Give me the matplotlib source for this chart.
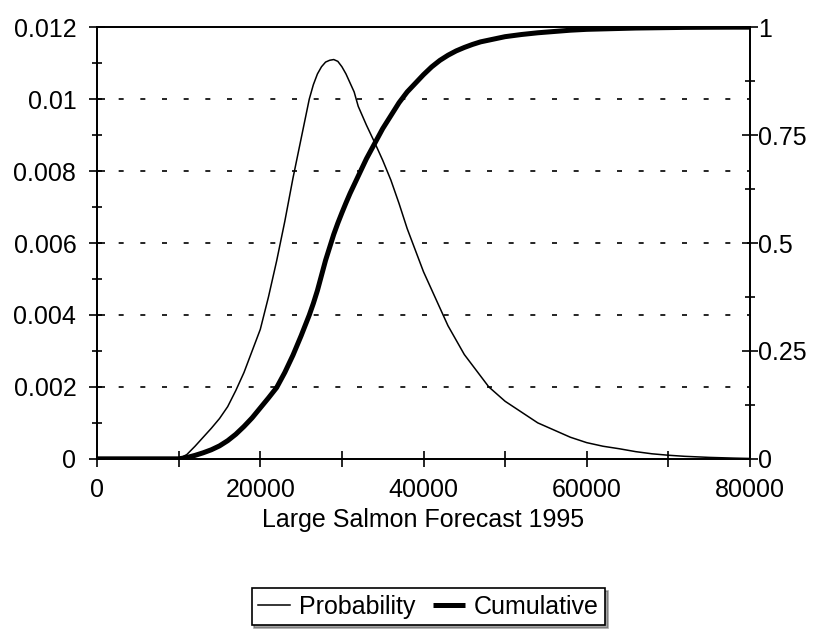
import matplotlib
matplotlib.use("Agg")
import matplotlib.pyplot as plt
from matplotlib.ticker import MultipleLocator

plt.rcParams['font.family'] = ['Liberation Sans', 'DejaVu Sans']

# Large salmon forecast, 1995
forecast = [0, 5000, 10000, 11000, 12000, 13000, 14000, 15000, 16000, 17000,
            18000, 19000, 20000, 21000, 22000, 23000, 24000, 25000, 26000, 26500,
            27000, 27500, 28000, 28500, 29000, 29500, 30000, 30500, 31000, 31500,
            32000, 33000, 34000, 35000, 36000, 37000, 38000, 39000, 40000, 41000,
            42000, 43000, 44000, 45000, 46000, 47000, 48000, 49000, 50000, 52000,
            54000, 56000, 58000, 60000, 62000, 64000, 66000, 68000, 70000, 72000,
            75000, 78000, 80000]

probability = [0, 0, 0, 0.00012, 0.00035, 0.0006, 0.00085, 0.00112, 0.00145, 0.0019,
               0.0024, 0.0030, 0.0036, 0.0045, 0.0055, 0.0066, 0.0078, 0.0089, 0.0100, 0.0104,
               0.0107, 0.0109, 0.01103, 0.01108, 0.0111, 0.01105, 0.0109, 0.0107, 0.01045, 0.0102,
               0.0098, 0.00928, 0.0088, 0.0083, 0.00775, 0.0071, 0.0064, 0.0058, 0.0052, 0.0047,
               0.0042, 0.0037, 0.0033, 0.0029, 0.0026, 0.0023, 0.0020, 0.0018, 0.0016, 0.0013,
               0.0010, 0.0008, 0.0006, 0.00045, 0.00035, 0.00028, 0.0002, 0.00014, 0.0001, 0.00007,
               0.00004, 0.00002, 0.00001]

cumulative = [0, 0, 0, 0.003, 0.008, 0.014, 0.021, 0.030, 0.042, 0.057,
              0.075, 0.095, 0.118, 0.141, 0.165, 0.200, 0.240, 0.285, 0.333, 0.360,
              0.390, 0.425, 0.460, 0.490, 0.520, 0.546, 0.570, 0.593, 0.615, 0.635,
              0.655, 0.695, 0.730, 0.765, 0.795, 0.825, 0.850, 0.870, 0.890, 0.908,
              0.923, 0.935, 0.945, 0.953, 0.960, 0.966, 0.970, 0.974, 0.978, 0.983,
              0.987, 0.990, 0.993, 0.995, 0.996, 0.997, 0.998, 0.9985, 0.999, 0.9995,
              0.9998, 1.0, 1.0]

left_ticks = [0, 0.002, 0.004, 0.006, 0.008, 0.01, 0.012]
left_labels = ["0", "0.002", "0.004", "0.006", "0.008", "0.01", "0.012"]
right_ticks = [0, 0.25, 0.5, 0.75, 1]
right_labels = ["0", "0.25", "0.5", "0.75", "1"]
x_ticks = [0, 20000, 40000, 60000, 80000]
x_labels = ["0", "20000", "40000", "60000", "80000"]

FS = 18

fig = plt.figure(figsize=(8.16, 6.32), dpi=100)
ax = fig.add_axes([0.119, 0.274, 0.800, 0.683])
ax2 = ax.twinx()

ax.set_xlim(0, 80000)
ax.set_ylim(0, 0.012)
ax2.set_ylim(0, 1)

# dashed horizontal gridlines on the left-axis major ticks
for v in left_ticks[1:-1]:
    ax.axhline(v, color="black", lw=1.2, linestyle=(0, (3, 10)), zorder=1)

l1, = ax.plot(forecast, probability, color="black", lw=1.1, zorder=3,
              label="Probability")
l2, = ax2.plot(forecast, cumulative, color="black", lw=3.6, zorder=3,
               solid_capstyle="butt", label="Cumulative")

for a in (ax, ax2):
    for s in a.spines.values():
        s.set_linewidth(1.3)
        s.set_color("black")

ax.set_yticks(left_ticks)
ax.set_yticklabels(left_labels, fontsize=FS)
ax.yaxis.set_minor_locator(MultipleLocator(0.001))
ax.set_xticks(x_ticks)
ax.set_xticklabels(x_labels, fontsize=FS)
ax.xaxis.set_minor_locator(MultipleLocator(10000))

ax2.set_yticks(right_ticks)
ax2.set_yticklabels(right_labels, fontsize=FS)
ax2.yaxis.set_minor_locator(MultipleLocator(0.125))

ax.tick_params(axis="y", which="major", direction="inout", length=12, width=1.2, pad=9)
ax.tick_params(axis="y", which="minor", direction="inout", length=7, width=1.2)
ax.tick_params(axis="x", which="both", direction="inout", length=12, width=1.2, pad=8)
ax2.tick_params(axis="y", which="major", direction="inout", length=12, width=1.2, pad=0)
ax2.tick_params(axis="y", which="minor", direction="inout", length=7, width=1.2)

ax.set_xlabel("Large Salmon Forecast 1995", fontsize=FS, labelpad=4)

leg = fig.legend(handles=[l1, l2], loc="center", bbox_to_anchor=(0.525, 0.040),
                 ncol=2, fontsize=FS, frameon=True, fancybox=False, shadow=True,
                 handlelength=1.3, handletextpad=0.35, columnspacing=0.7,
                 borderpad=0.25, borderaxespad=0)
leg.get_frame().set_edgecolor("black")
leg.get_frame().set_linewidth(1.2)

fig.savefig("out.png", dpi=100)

◆ ◆ ◆ ◆ ◆

Write out exactly the lines between the start of the data and the line with "plt.rcParams['font.family'] = ['Liberation", including both, but none of the pictures.

TASK ANSWER:
Give me the matplotlib source for this chart.
import matplotlib
matplotlib.use("Agg")
import matplotlib.pyplot as plt
from matplotlib.ticker import MultipleLocator

plt.rcParams['font.family'] = ['Liberation Sans', 'DejaVu Sans']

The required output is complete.